Sunday, February 1, 2015

Helpful Tips for Using Public Transit


AHHHHHHHHHHHHHHHHHHHHHHHHHHHHHHHHHHHHHHHHHHHHHHHHHHHHHHHHHHHHHHHHHHH!

We all know the basic rules of public transit (even if we don't always follow them): give your seat up for the elderly/disabled/pregnant, don't save a seat for your purse on a crowded train, let passengers off before you try to get in, etc.  But after the basics, people become confused and angry.  Should I leave my garbage in the train when I leave?  Should I complain in a loud voice about my distrust of certain races?  When does creeping on the stranger next to me become too creepy?  Luckily for you, I've been riding the T in Boston for the last four years, and I've compiled a list of helpful tips (which is certain to be the first of a very, very long series) to get you through your next commute.  Just follow this advice, and you won't have to fall back on the unseemly alternative of conducting yourself with basic human decency and respect.
  1. If it's your first trip on the T, do not, under any circumstances, hold onto the poles or hand straps.  You may have heard rumors about inertia and other basic laws of physics, but don't concern yourself.  When the train suddenly lurches forward, there is absolutely no chance of you flying headfirst into the lap of a stranger.  This is especially important for anyone in stiletto heels because, if you hold onto the pole, it may prevent you from losing your balance and stabbing your dagger-like foot blindly into another passenger's leg.
  2. Similarly, if you can, prevent other people from holding onto the poles as well.  This is most effectively done by trying to make your way to a door an absurdly long time before the train actually stops.  There is literally no way you can not make it from your seat to the door in time to get off at your stop, but that shouldn't prevent you from shoving past people, forcing them to let go of the poles while the train is still violently swaying from side to side.  The milliseconds you make up are precious.

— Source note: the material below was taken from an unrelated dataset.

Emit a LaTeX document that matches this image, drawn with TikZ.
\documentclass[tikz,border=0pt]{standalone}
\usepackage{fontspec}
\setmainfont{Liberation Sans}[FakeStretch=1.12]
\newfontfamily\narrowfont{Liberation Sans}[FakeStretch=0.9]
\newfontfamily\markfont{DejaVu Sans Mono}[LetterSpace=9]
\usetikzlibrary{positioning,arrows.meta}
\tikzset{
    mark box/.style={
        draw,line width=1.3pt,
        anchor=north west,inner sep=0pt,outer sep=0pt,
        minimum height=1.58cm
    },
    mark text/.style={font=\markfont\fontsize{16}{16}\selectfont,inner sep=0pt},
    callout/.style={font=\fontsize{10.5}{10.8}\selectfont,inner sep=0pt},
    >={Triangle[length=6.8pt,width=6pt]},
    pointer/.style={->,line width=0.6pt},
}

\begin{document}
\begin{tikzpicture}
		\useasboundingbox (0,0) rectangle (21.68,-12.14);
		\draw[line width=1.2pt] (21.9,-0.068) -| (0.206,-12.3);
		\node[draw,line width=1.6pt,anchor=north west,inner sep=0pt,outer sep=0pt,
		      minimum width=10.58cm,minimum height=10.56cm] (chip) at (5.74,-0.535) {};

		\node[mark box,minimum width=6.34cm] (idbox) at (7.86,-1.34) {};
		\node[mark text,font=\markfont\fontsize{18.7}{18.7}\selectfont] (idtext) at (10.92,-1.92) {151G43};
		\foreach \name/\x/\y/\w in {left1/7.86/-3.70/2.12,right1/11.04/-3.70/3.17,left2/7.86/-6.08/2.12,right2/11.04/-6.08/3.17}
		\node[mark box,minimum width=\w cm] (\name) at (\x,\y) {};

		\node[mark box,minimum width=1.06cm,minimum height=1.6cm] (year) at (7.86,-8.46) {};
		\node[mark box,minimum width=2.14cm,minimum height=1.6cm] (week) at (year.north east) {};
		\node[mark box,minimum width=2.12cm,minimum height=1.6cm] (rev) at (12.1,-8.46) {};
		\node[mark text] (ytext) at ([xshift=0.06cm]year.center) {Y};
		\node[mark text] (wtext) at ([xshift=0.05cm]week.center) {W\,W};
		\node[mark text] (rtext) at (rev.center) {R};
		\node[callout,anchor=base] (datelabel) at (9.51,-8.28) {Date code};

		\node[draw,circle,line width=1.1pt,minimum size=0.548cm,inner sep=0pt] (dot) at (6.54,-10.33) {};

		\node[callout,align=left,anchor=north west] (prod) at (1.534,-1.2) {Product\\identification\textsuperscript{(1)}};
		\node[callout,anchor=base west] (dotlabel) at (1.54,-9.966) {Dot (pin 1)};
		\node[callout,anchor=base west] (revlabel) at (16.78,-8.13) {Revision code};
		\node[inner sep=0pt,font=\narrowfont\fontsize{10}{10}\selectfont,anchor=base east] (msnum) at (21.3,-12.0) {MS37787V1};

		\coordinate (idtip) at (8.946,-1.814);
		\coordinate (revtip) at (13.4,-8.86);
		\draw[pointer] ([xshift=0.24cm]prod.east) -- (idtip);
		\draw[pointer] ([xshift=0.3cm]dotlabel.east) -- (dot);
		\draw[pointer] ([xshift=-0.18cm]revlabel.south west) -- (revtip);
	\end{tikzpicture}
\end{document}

  3. If you have to carry a bag, make sure it's the biggest bag that you own.  This is important because, as we all know, bags don't actually take up physical space.  Backpacks are great for this, just avoid placing them on the ground between your feet, as this will only prevent you from constantly whacking everyone around in the immediate area.  If you have luggage, place it in front of the door or block the only open seat.  Play the cello or the double bass?  Only travel with it during rush hour.
  4. Similarly, if you have to ride with a child, make sure to plan your trips so that you and your huge-ass stroller hit rush hour, taking up precious space and blocking multiple seats.  Be sure to act with a sort of smug, self-satisfaction because you reproduced, which is something that only pretty much all other life forms can do.  Rules don't apply to breeders.  Remember, there's nothing like using your child to prevent someone else from seeing theirs!  This rule also applies to teachers - the train is never so crowded that you can't shove 16 small children into it.

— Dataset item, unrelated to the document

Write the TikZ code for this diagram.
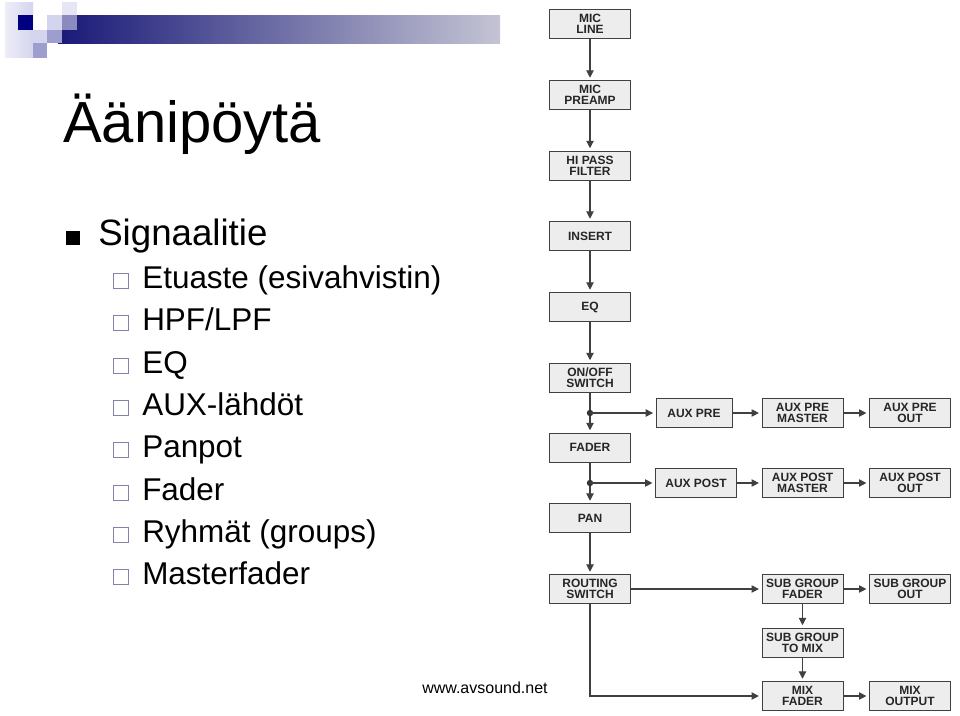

  5. Are you a group of upper-middle class white boys?  Start a rap battle!
  6. Are you traveling with your significant other?  Make out.  As cloyingly and disgustingly as possible.  It may seem like everyone is getting really uncomfortable, but they're just jealous that they don't have that same deep love, the kind that requires constant, public validation.  Extra points if you "steal" your SO's glasses (or hat, etc.), wear them, and giggle like an idiot.
  7. If you're a teenager listening to music or watching a movie, make sure that you don't wear any headphones.  Just blast it across the car.  You are totally as cool as you think you are.
  8. If you are seated on a crowded train, constantly give the impression that you're getting off at the next stop.  After a stop is called, put your book away, zip up your bag, and lean forward, looking expectantly out the window.  Then, wait until the train starts again, lean back, take your book back out, and don't get off the train.  Never get off the train.  You live there now.
  9. Consider sitting with your legs almost comically wide apart.  They should make it too awkward for anyone to sit on either side of you. This can be done for a myriad of reasons. Maybe you're tall.  Maybe you're overcompensating for something.  It doesn't matter: if you're uncomfortable sitting like a normal person, you have every right to make others uncomfortable by taking up three seats in a crowded train.
  10. Remember: You are the only person that matters.  Act like it.